BEGIN Recorded information
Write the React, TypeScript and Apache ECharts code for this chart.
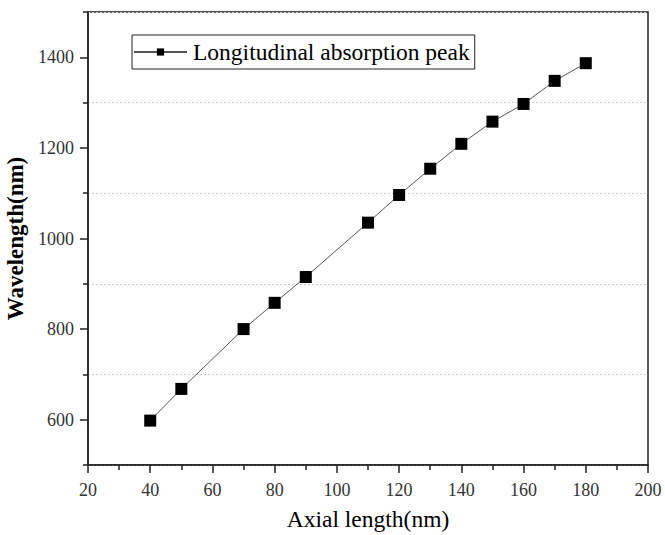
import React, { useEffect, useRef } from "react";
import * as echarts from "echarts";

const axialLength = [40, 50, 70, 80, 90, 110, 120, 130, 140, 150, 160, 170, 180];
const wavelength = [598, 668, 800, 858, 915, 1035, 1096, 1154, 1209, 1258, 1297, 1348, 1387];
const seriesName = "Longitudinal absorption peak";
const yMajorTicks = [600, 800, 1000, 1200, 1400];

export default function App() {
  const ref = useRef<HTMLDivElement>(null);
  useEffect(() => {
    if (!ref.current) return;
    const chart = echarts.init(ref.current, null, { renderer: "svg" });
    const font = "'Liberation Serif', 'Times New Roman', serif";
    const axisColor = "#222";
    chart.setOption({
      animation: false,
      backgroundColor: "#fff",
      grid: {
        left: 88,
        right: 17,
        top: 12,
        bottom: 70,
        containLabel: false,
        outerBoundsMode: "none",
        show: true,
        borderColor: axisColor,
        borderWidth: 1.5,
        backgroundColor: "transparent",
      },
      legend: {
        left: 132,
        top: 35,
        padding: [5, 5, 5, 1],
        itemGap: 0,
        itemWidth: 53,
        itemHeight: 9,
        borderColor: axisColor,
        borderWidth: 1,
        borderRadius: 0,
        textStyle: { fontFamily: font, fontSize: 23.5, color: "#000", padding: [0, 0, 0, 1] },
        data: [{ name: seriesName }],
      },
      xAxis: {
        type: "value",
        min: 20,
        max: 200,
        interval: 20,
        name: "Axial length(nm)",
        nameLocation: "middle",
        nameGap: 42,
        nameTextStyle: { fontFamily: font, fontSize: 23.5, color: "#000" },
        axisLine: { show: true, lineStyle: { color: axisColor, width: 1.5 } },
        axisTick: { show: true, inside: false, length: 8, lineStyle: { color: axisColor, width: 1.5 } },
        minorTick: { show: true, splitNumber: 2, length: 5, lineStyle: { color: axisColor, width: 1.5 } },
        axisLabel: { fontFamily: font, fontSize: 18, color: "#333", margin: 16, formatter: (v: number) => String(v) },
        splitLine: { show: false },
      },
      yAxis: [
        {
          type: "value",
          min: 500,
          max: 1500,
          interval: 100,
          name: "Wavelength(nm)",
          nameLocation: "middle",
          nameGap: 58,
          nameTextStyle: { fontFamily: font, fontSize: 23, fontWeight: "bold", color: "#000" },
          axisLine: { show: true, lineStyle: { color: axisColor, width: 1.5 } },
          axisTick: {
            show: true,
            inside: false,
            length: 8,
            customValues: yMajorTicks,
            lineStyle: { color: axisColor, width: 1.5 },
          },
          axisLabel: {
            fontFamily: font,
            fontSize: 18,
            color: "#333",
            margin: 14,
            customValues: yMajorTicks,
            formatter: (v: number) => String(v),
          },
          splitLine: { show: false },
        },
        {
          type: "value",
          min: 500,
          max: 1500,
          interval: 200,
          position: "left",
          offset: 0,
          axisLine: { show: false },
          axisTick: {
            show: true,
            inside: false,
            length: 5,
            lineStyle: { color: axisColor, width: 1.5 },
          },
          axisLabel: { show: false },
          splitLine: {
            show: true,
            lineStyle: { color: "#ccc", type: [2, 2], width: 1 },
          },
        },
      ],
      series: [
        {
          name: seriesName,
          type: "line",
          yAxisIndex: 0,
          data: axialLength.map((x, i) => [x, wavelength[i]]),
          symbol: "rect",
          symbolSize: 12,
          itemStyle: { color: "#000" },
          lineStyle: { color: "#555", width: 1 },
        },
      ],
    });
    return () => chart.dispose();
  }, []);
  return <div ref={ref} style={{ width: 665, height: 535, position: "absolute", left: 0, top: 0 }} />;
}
END Recorded information
- Do this -
Quote the preceding listing precisely and completely, omitting its images.

- Response to this exercise -
Write the React, TypeScript and Apache ECharts code for this chart.
import React, { useEffect, useRef } from "react";
import * as echarts from "echarts";

const axialLength = [40, 50, 70, 80, 90, 110, 120, 130, 140, 150, 160, 170, 180];
const wavelength = [598, 668, 800, 858, 915, 1035, 1096, 1154, 1209, 1258, 1297, 1348, 1387];
const seriesName = "Longitudinal absorption peak";
const yMajorTicks = [600, 800, 1000, 1200, 1400];

export default function App() {
  const ref = useRef<HTMLDivElement>(null);
  useEffect(() => {
    if (!ref.current) return;
    const chart = echarts.init(ref.current, null, { renderer: "svg" });
    const font = "'Liberation Serif', 'Times New Roman', serif";
    const axisColor = "#222";
    chart.setOption({
      animation: false,
      backgroundColor: "#fff",
      grid: {
        left: 88,
        right: 17,
        top: 12,
        bottom: 70,
        containLabel: false,
        outerBoundsMode: "none",
        show: true,
        borderColor: axisColor,
        borderWidth: 1.5,
        backgroundColor: "transparent",
      },
      legend: {
        left: 132,
        top: 35,
        padding: [5, 5, 5, 1],
        itemGap: 0,
        itemWidth: 53,
        itemHeight: 9,
        borderColor: axisColor,
        borderWidth: 1,
        borderRadius: 0,
        textStyle: { fontFamily: font, fontSize: 23.5, color: "#000", padding: [0, 0, 0, 1] },
        data: [{ name: seriesName }],
      },
      xAxis: {
        type: "value",
        min: 20,
        max: 200,
        interval: 20,
        name: "Axial length(nm)",
        nameLocation: "middle",
        nameGap: 42,
        nameTextStyle: { fontFamily: font, fontSize: 23.5, color: "#000" },
        axisLine: { show: true, lineStyle: { color: axisColor, width: 1.5 } },
        axisTick: { show: true, inside: false, length: 8, lineStyle: { color: axisColor, width: 1.5 } },
        minorTick: { show: true, splitNumber: 2, length: 5, lineStyle: { color: axisColor, width: 1.5 } },
        axisLabel: { fontFamily: font, fontSize: 18, color: "#333", margin: 16, formatter: (v: number) => String(v) },
        splitLine: { show: false },
      },
      yAxis: [
        {
          type: "value",
          min: 500,
          max: 1500,
          interval: 100,
          name: "Wavelength(nm)",
          nameLocation: "middle",
          nameGap: 58,
          nameTextStyle: { fontFamily: font, fontSize: 23, fontWeight: "bold", color: "#000" },
          axisLine: { show: true, lineStyle: { color: axisColor, width: 1.5 } },
          axisTick: {
            show: true,
            inside: false,
            length: 8,
            customValues: yMajorTicks,
            lineStyle: { color: axisColor, width: 1.5 },
          },
          axisLabel: {
            fontFamily: font,
            fontSize: 18,
            color: "#333",
            margin: 14,
            customValues: yMajorTicks,
            formatter: (v: number) => String(v),
          },
          splitLine: { show: false },
        },
        {
          type: "value",
          min: 500,
          max: 1500,
          interval: 200,
          position: "left",
          offset: 0,
          axisLine: { show: false },
          axisTick: {
            show: true,
            inside: false,
            length: 5,
            lineStyle: { color: axisColor, width: 1.5 },
          },
          axisLabel: { show: false },
          splitLine: {
            show: true,
            lineStyle: { color: "#ccc", type: [2, 2], width: 1 },
          },
        },
      ],
      series: [
        {
          name: seriesName,
          type: "line",
          yAxisIndex: 0,
          data: axialLength.map((x, i) => [x, wavelength[i]]),
          symbol: "rect",
          symbolSize: 12,
          itemStyle: { color: "#000" },
          lineStyle: { color: "#555", width: 1 },
        },
      ],
    });
    return () => chart.dispose();
  }, []);
  return <div ref={ref} style={{ width: 665, height: 535, position: "absolute", left: 0, top: 0 }} />;
}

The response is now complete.